After seeing the movie, I can admit that my doubts were unfounded, as director Kenneth Branagh and the team of writers who crafted the story have put together a movie that works amazingly well as a standalone Thor vehicle, establishing both sides of the character, while also working towards placing him in a larger Marvel continuity.
The movie starts off much like "Iron Man", with the scene of Thor's arrival on Earth, then bounces back to Asgard to establish the character's pre-Earth history. We're quickly introduced to Odin (Thor's father), Loki (his brother) and the war between the Asgardians and the Frost Giants. I wasn't a huge fan of the Anthony Hopkins narration over the establishing scenes, but it was necessary to condense all that mythology quickly and get into the meat of the story.
From that introduction, "Thor" essentially becomes a movie about family, betrayal, revenge and redemption, so it's easy to see how Branagh was able to find a Shakespearean undertone to the proceedings. The story does slow down a bit when Thor is banished from Asgard and lands on Earth, with the romance between Chris Hemsworth's Thor and Natalie Portman's Jane Foster feeling a little forced. The reasons for the two characters falling for each other -- outside of "that's how it is in the comics" -- are never really well-established. Surprisingly, Hemsworth is charismatic enough to make it work despite the script falling a bit short in this regard.
Hemsworth is something of an unknown quantity here in America, but he really shines in the movie, bringing what could have been an outlandish character to life. He balances the warrior's immaturity in the early Asgard scenes with the eye-opening experiences on Earth without falling too far into the territory of turning him into an Earthbound buffoon. Plus, he really does look the part, which is pretty damn important with a character like Thor.
Tom Hiddleston is also fantastic as Loki, the primary villain of the movie. His ability to express so much without saying a word goes incredibly far to establish the character without having to overtly make him the villain from the beginning (though the villain being someone close to the hero at the beginning of the movie is becoming something of a staple of Marvel movies).
Of course, without action in a comic book movie, character development gets old pretty quick. There are four major battle scenes in "Thor", two on Earth and one each in Asgard and the home of the Frost Giants. The latter is the first real Thor-centric battle scene in the movie, and probably the coolest, really allowing Hemsworth to explore the pure power of the character. The battle on Earth with Thor, the Three Warriors and Sif fighting against The Destroyer isn't quite as well done (I thought it spent too much time blowing up cars), but is solid nonetheless.

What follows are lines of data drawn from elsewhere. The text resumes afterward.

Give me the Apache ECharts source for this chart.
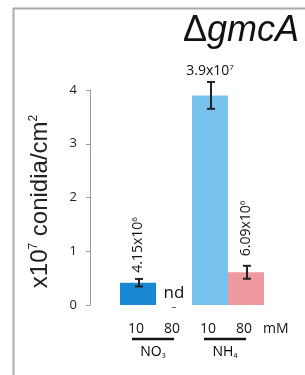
<!DOCTYPE html>
<html>
<head>
<meta charset="utf-8">
<script src="https://cdn.jsdelivr.net/npm/echarts@6/dist/echarts.min.js"></script>
<style>
  html, body { margin: 0; padding: 0; background: #fff; }
  #main { width: 305px; height: 375px; }
</style>
</head>
<body>
<div id="main"></div>
<script>
// concentrations (mM) per bar, and the nitrogen source groups
var categories = ['10', '80', '10', '80'];
var groups = ['NO3', 'NH4'];
// conidia, x10^7 per cm^2 (nd = not detected)
var means = [0.415, 0, 3.9, 0.609];
var errors = [0.07, null, 0.25, 0.12];
var barLabels = [['4.15x10', '6'], ['nd', ''], ['3.9x10', '7'], ['6.09x10', '6']];
var yTicks = [0, 1, 2, 3, 4];

var colors = ['#1b88d3', '#ffffff', '#78c3ee', '#ee9aa0'];
var numFont = 'Open Sans';
var mainFont = 'Liberation Sans';

var myChart = echarts.init(document.getElementById('main'));

var supRich = {
  n: { fontSize: 14, fontFamily: numFont, color: '#111' },
  s: { fontSize: 8, fontFamily: numFont, color: '#111', verticalAlign: 'top', padding: [0, 0, 7, 0] }
};

var barData = means.map(function (v, i) {
  var item = { value: v, itemStyle: { color: colors[i] } };
  if (i === 1) {
    item.label = {
      show: true, position: 'top', distance: 0, offset: [0, 7],
      formatter: '{nd|nd}\n{dash|–}',
      rich: {
        nd: { fontSize: 17, fontFamily: numFont, color: '#111', lineHeight: 18 },
        dash: { fontSize: 10, fontFamily: numFont, color: '#444', lineHeight: 10 }
      }
    };
  } else if (i === 2) {
    item.label = {
      show: true, position: 'top', distance: 17,
      formatter: '{n|' + barLabels[i][0] + '}{s|' + barLabels[i][1] + '}',
      rich: supRich
    };
  } else {
    item.label = {
      show: true, position: 'top', distance: i === 0 ? 10 : 16,
      rotate: 90, align: 'left', verticalAlign: 'middle',
      formatter: '{n|' + barLabels[i][0] + '}{s|' + barLabels[i][1] + '}',
      rich: supRich
    };
  }
  return item;
});

var errData = [];
means.forEach(function (v, i) {
  if (errors[i] != null) errData.push([i, v - errors[i], v + errors[i]]);
});

var option = {
  animation: false,
  title: {
    text: '{d|Δ}{i|gmcA}',
    right: 1, top: 8,
    textStyle: {
      fontWeight: 'normal',
      rich: {
        d: { fontSize: 36, fontFamily: mainFont, fontWeight: 'normal', color: '#111' },
        i: { fontSize: 36, fontFamily: mainFont, fontWeight: 'normal', fontStyle: 'italic', color: '#111' }
      }
    }
  },
  grid: { left: 120, right: 41, top: 90, bottom: 70 },
  xAxis: {
    type: 'category',
    data: categories,
    axisLine: { show: false },
    axisTick: { show: false },
    axisLabel: {
      margin: 17, color: '#111', fontSize: 14, fontFamily: numFont,
      padding: [0, 4, 0, 0]
    }
  },
  yAxis: {
    type: 'value',
    min: 0, max: 4, interval: 1,
    offset: 30,
    name: '{a|x10}{s|7}{a| conidia/cm}{s|2}',
    nameLocation: 'middle',
    nameGap: 38,
    nameRotate: 90,
    nameTextStyle: {
      padding: [0, 8, 0, 0],
      rich: {
        a: { fontSize: 24, fontFamily: mainFont, color: '#222' },
        s: { fontSize: 12, fontFamily: mainFont, color: '#222', verticalAlign: 'top', padding: [0, 0, 12, 0] }
      }
    },
    splitLine: { show: false },
    axisLine: { show: true, lineStyle: { color: '#999', width: 1 } },
    axisTick: { show: true, inside: false, length: 4, lineStyle: { color: '#999' } },
    axisLabel: {
      margin: 13, color: '#222', fontSize: 13, fontFamily: numFont,
      formatter: function (v) { return yTicks.indexOf(v) >= 0 ? String(v) : ''; }
    }
  },
  series: [
    {
      type: 'bar',
      data: barData,
      barCategoryGap: '0%',
      z: 2
    },
    {
      type: 'custom',
      data: errData,
      clip: false,
      z: 5,
      renderItem: function (params, api) {
        var lo = api.coord([api.value(0), api.value(1)]);
        var hi = api.coord([api.value(0), api.value(2)]);
        var x = lo[0] + 1;
        var cap = 4;
        var st = { stroke: '#222', lineWidth: 2 };
        return {
          type: 'group',
          children: [
            { type: 'line', shape: { x1: x, y1: lo[1], x2: x, y2: hi[1] }, style: st },
            { type: 'line', shape: { x1: x - cap, y1: lo[1], x2: x + cap, y2: lo[1] }, style: st },
            { type: 'line', shape: { x1: x - cap, y1: hi[1], x2: x + cap, y2: hi[1] }, style: st }
          ]
        };
      }
    }
  ]
};

myChart.setOption(option);

// group annotations below the concentration labels, placed from the axis scale
var px = categories.map(function (c, i) {
  var p = myChart.convertToPixel({ xAxisIndex: 0 }, i);
  return Array.isArray(p) ? p[0] : p;
});
var lineY = 339, groupY = 352;
var subRich = {
  t: { fontSize: 14, fontFamily: numFont, color: '#111' },
  u: { fontSize: 7, fontFamily: numFont, color: '#111', verticalAlign: 'bottom', padding: [7, 0, 0, 0] }
};
var graphics = [
  // outer frame
  { type: 'line', shape: { x1: 13.5, y1: 8, x2: 13.5, y2: 375 }, style: { stroke: '#aaa', lineWidth: 2 } },
  { type: 'line', shape: { x1: 13, y1: 8.5, x2: 305, y2: 8.5 }, style: { stroke: '#aaa', lineWidth: 2 } },
  {
    type: 'text', x: px[3] + 17, y: 329,
    style: { text: 'mM', fontSize: 14, fontFamily: numFont, fill: '#111', verticalAlign: 'middle' }
  }
];
groups.forEach(function (g, k) {
  var a = px[k * 2], b = px[k * 2 + 1];
  graphics.push({
    type: 'line',
    shape: { x1: a - 6, y1: lineY, x2: b, y2: lineY },
    style: { stroke: '#111', lineWidth: 2.5 }
  });
  graphics.push({
    type: 'text', x: (a + b) / 2 - 3, y: groupY,
    style: {
      text: '{t|' + g.slice(0, 2) + '}{u|' + g.slice(2) + '}',
      rich: subRich, align: 'center', verticalAlign: 'middle'
    }
  });
});
myChart.setOption({ graphic: graphics });
</script>
</body>
</html>
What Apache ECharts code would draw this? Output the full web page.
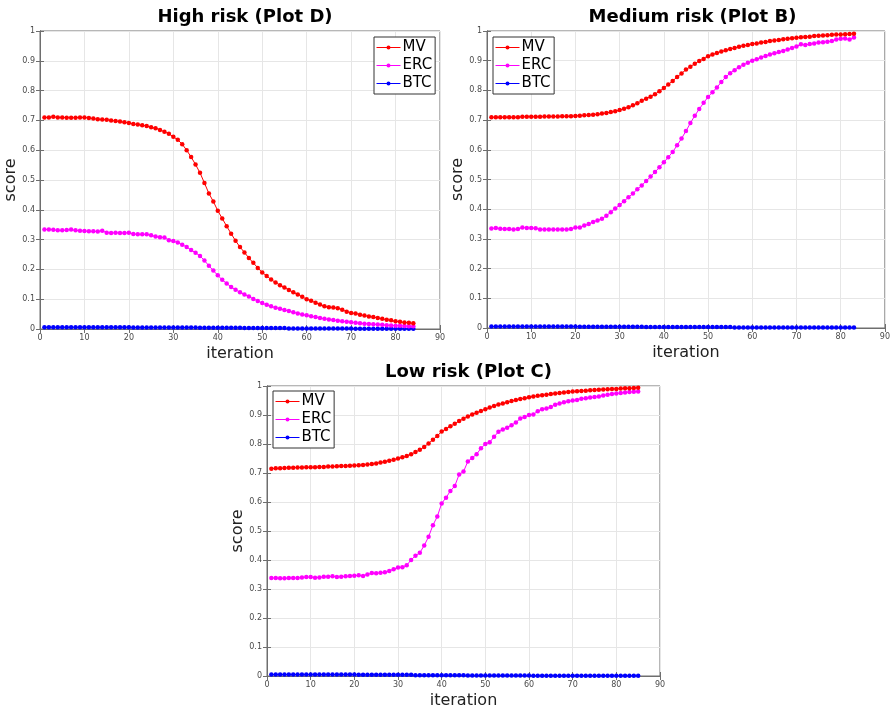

The final battle between Thor and Loki, while strong, spends too much time in quick-cut close ups for my tastes.
The most striking part of the movie was the visuals, particularly in the rendering of Asgard. Obviously for comic book continuity reasons it made sense to set the Earthbound scenes in New Mexico, but it also worked to establish an even more striking contrast between Asgard and Midgard. The former really shines, as does the Bifrost (though it's rendered more as a multi-colored gem bridge than a true rainbow bridge). Really, the entire movie is a masterpiece of eye candy, and you'd be wise to treat yourself to the IMAX 3D edition.
I'm not enough of a "Thor" reader to be able to comment on the accuracy of various pieces of the character's history, though I will say there were enough things touched upon for even general Marvel fans to pick up on. I particularly liked the Hawkeye cameo, as it takes care of establishing that character before he suddenly appears in next year's "Avengers". Also, the much talked about post-credits scene is probably the most revealing of any of the ones that have appeared in this series of Marvel films.
"Thor" is not a perfect film by any means. None of the major female characters -- Portman's Foster, Kat Dennings' Darcy or Jaimie Alexander's Sif -- every really gets established very well, and Portman in particular is responsible for some of the movie's draggier moments. I also thought the reuniting of Thor and Mjolnir was something of a letdown -- it lacked the Arthurian "sword from the stone" gravitas that had been built up tin the trailers. Still, it's worlds better than I expected and definitely a positive addition to the Marvel stable of films.
"Thor" is rated PG-13 for sequences of intense sci-fi action and violence. Runs 114 minutes. Starring Chris Hemsworth, Natalie Portman, Tom Hiddleston, Anthony Hopkins and Stellan Skarsgård. "Thor" opens nationwide on May 6.